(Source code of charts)
= = =

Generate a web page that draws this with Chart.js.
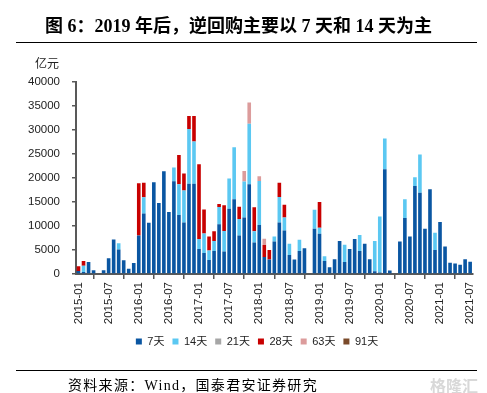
<!DOCTYPE html>
<html>
<head>
<meta charset="utf-8">
<script src="https://cdn.jsdelivr.net/npm/chart.js@4.4.1/dist/chart.umd.min.js"></script>
<style>
  body { margin: 0; background: #fff; }
  #wrap { position: relative; width: 487px; height: 393px; overflow: hidden; }
  #chart { position: absolute; left: 0; top: 0; }
  #title { position: absolute; left: 45px; top: 11px; font: bold 18px "Liberation Serif", "Noto Sans CJK SC"; color: #000; white-space: nowrap; }
  .rule { position: absolute; left: 16px; width: 461px; height: 1px; background: #000; }
  #unit { position: absolute; left: 35px; top: 54px; font: 12px "Noto Sans CJK SC"; color: #222; }
  #source { position: absolute; left: 68px; top: 374px; font: 14px "Liberation Serif", "Noto Sans CJK SC"; letter-spacing: 1.3px; color: #000; white-space: nowrap; }
  #mark { position: absolute; left: 430px; top: 373px; font: bold 16px "Noto Sans CJK SC"; color: #d8d8d8; white-space: nowrap; }
</style>
</head>
<body>
<div id="wrap">
  <canvas id="chart" width="487" height="393"></canvas>
  <div id="title">图 6：2019 年后，逆回购主要以 7 天和 14 天为主</div>
  <div class="rule" style="top:42px"></div>
  <div id="unit">亿元</div>
  <div class="rule" style="top:370px"></div>
  <div id="source">资料来源：Wind，国泰君安证券研究</div>
  <div id="mark">格隆汇</div>
</div>
<script>
// months 2015-01 .. 2021-07
var months = [
  '2015-01','2015-02','2015-03','2015-04','2015-05','2015-06','2015-07','2015-08','2015-09','2015-10','2015-11','2015-12',
  '2016-01','2016-02','2016-03','2016-04','2016-05','2016-06','2016-07','2016-08','2016-09','2016-10','2016-11','2016-12',
  '2017-01','2017-02','2017-03','2017-04','2017-05','2017-06','2017-07','2017-08','2017-09','2017-10','2017-11','2017-12',
  '2018-01','2018-02','2018-03','2018-04','2018-05','2018-06','2018-07','2018-08','2018-09','2018-10','2018-11','2018-12',
  '2019-01','2019-02','2019-03','2019-04','2019-05','2019-06','2019-07','2019-08','2019-09','2019-10','2019-11','2019-12',
  '2020-01','2020-02','2020-03','2020-04','2020-05','2020-06','2020-07','2020-08','2020-09','2020-10','2020-11','2020-12',
  '2021-01','2021-02','2021-03','2021-04','2021-05','2021-06','2021-07'
];

// 亿元, stacked pieces per tenor
var d7 = [
  600,400,2500,800,0,800,3300,7200,5100,2850,1100,2300,
  8000,12600,10700,19100,14800,21400,12900,19300,12300,10750,18800,18800,
  5200,4350,2900,4800,10350,4700,13600,15550,8000,11750,18700,6550,
  10200,3550,3000,6750,10750,9050,3950,3000,4800,5350,0,9450,
  8400,2700,1400,3050,6900,2500,5200,7300,4800,6300,3050,550,
  300,21800,750,0,6750,11650,7800,18350,16950,9450,17650,5000,
  10850,5750,2350,2200,1950,3050,2550
];
var d14 = [
  0,1300,0,0,0,0,0,0,1300,0,0,0,
  0,3400,0,0,0,0,0,2900,6400,6650,11400,8800,
  2100,4100,2000,2100,3600,4250,6300,10850,3450,7500,12600,2350,
  9150,0,0,1050,5300,2700,2350,0,2350,0,0,3950,
  1250,1000,0,0,0,3600,0,0,3300,0,0,6350,
  11700,6450,0,0,0,3900,0,1800,7950,0,0,3600,
  0,0,0,0,0,0,0
];
var d21 = [
  0,0,0,0,0,0,0,0,0,0,0,0,
  0,0,0,0,0,0,0,0,0,0,0,0,
  0,0,0,0,0,0,0,0,0,0,0,0,
  0,0,0,0,0,0,0,0,0,0,0,0,
  0,0,0,0,0,0,0,0,0,0,0,0,
  0,0,0,0,0,0,0,0,0,0,0,0,
  0,0,0,0,0,0,0
];
var d28 = [
  1000,1000,0,0,0,0,0,0,0,0,0,0,
  10900,3000,0,0,0,0,0,0,6100,3550,2700,5300,
  15550,5000,2900,2000,650,5350,0,0,2550,0,0,5000,
  0,2500,2000,0,2950,2700,0,0,0,0,0,0,
  5350,0,0,0,0,0,0,0,0,0,0,0,
  0,0,0,0,0,0,0,0,0,0,0,0,
  0,0,0,0,0,0,0
];
var d63 = [
  0,0,0,0,0,0,0,0,0,0,0,0,
  0,0,0,0,0,0,0,0,0,0,0,0,
  0,0,0,0,0,0,0,0,0,2200,4450,0,
  1000,1300,0,0,0,0,0,0,0,0,0,0,
  0,0,0,0,0,0,0,0,0,0,0,0,
  0,0,0,0,0,0,0,0,0,0,0,0,
  0,0,0,0,0,0,0
];
var d91 = d21.slice();

var seriesNames = ['7天', '14天', '21天', '28天', '63天', '91天'];
var seriesData = [d7, d14, d21, d28, d63, d91];
var seriesColors = ['#0A56A2', '#5BC8F2', '#A6A6A6', '#C80000', '#DC9C9C', '#7A4A2A'];

var yTicks = [0, 5000, 10000, 15000, 20000, 25000, 30000, 35000, 40000];

var datasets = seriesNames.map(function(name, k) {
  return {
    label: name,
    data: seriesData[k],
    backgroundColor: seriesColors[k],
    borderWidth: 0,
    barPercentage: 0.72,
    categoryPercentage: 1.0
  };
});

// legend in the original sits a bit right of the page centre
var legendShift = {
  id: 'legendShift',
  afterLayout: function(chart) {
    chart.legend.left += 8;
    chart.legend.right += 8;
  }
};

var ctx = document.getElementById('chart').getContext('2d');
var chart = new Chart(ctx, {
  type: 'bar',
  data: { labels: months, datasets: datasets },
  plugins: [legendShift],
  options: {
    responsive: false,
    animation: false,
    layout: { padding: { left: 20, right: 9, top: 82, bottom: 36 } },
    plugins: {
      legend: {
        position: 'bottom',
        labels: {
          boxWidth: 6,
          boxHeight: 6,
          padding: 8,
          color: '#222',
          font: { size: 11, family: '"Liberation Sans", "Noto Sans CJK SC"' }
        }
      },
      tooltip: { enabled: false }
    },
    scales: {
      x: {
        stacked: true,
        border: { color: '#595959', width: 2 },
        grid: { drawOnChartArea: false, tickLength: 5, color: '#595959', lineWidth: 1.5 },
        ticks: {
          autoSkip: false,
          minRotation: 90,
          maxRotation: 90,
          padding: 3,
          color: '#222',
          font: { size: 11.5, family: '"Liberation Sans"' },
          callback: function(val, i) {
            return i % 6 === 0 ? months[i] : null;
          }
        },
        afterFit: function(scale) { scale.height = 54; }
      },
      y: {
        stacked: true,
        min: 0,
        max: 40000,
        border: { color: '#595959', width: 2 },
        grid: { drawOnChartArea: false, tickLength: 4, color: '#595959', lineWidth: 1.5 },
        afterBuildTicks: function(scale) {
          scale.ticks = yTicks.map(function(v) { return { value: v }; });
        },
        ticks: {
          padding: 12,
          color: '#222',
          font: { size: 11.5, family: '"Liberation Sans"' },
          callback: function(v) { return String(v); }
        },
        afterFit: function(scale) { scale.width = 56; }
      }
    }
  }
});
</script>
</body>
</html>
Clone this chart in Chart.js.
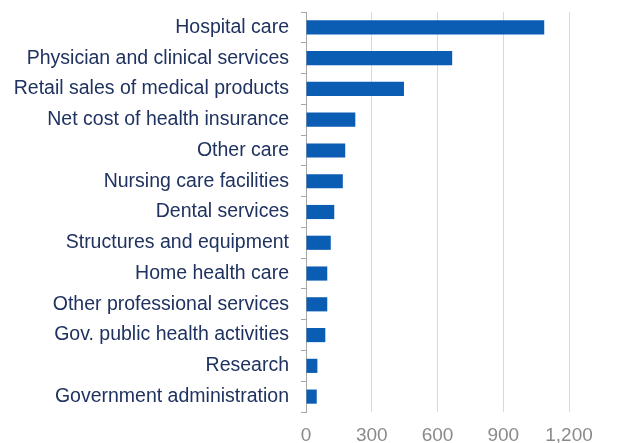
<!DOCTYPE html>
<html>
<head>
<meta charset="utf-8">
<script src="https://cdn.jsdelivr.net/npm/chart.js@4/dist/chart.umd.min.js"></script>
<style>
  html, body { margin: 0; padding: 0; background: #ffffff; }
  #wrap { width: 628px; height: 443px; position: relative; }
</style>
</head>
<body>
<div id="wrap"><canvas id="c"></canvas></div>
<script>
// Spending categories, top to bottom
const categories = [
  "Hospital care",
  "Physician and clinical services",
  "Retail sales of medical products",
  "Net cost of health insurance",
  "Other care",
  "Nursing care facilities",
  "Dental services",
  "Structures and equipment",
  "Home health care",
  "Other professional services",
  "Gov. public health activities",
  "Research",
  "Government administration"
];

// Spending (billions of dollars)
const spending = [1087, 667, 447, 225, 179, 168, 129, 113, 97, 97, 88, 52, 49];

// Value axis ticks
const xTicks = [0, 300, 600, 900, 1200];

const fontFamily = "'Liberation Sans', Arial, sans-serif";

new Chart(document.getElementById("c"), {
  type: "bar",
  data: {
    labels: categories,
    datasets: [{
      data: spending,
      backgroundColor: "#0B5DB3",
      borderWidth: 0,
      barPercentage: 0.46,
      categoryPercentage: 1.0
    }]
  },
  options: {
    indexAxis: "y",
    responsive: true,
    maintainAspectRatio: false,
    animation: false,
    layout: { padding: { top: 12, right: 59, left: 0, bottom: 0 } },
    plugins: { legend: { display: false }, tooltip: { enabled: false } },
    scales: {
      x: {
        min: xTicks[0],
        max: xTicks[xTicks.length - 1],
        afterBuildTicks: (scale) => { scale.ticks = xTicks.map(v => ({ value: v })); },
        grid: { color: "#d9d9d9", lineWidth: 1, drawTicks: false },
        border: { display: false },
        ticks: {
          color: "#8a8a8a",
          padding: 12,
          font: { family: fontFamily, size: 19 },
          callback: (v) => v.toLocaleString("en-US")
        },
        afterFit: (scale) => { scale.height = 31; }
      },
      y: {
        grid: { drawOnChartArea: false, color: "#a6a6a6", tickLength: 5, offset: true },
        border: { display: true, color: "#a6a6a6", width: 1 },
        ticks: {
          color: "#1F3260",
          padding: 12,
          font: { family: fontFamily, size: 19.5 }
        },
        afterFit: (scale) => {
          scale.width = 306;
          // category bands fill the full height; no extra room for label overhang
          scale.paddingTop = 0;
          scale.paddingBottom = 0;
        }
      }
    }
  }
});
</script>
</body>
</html>
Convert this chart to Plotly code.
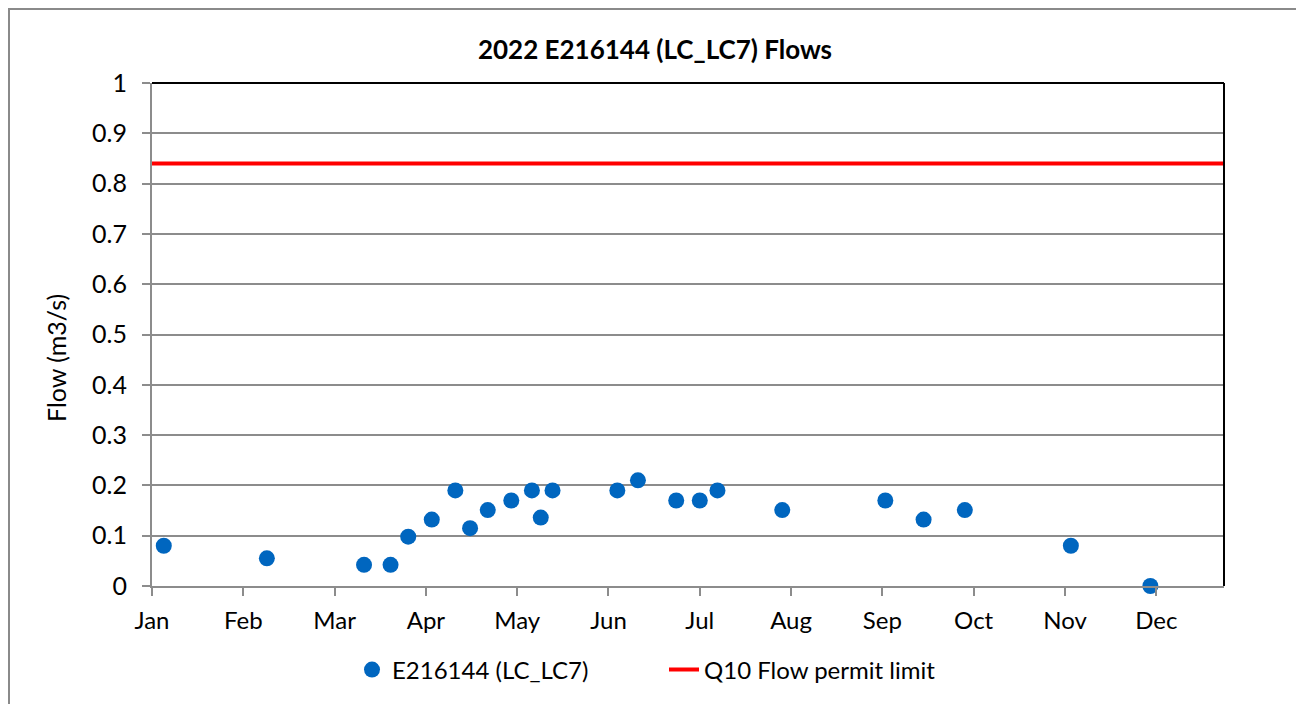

= = =

— Exercise —
Report how many lines of the listing above include the word "page". Say nothing but the number.

— Result —
2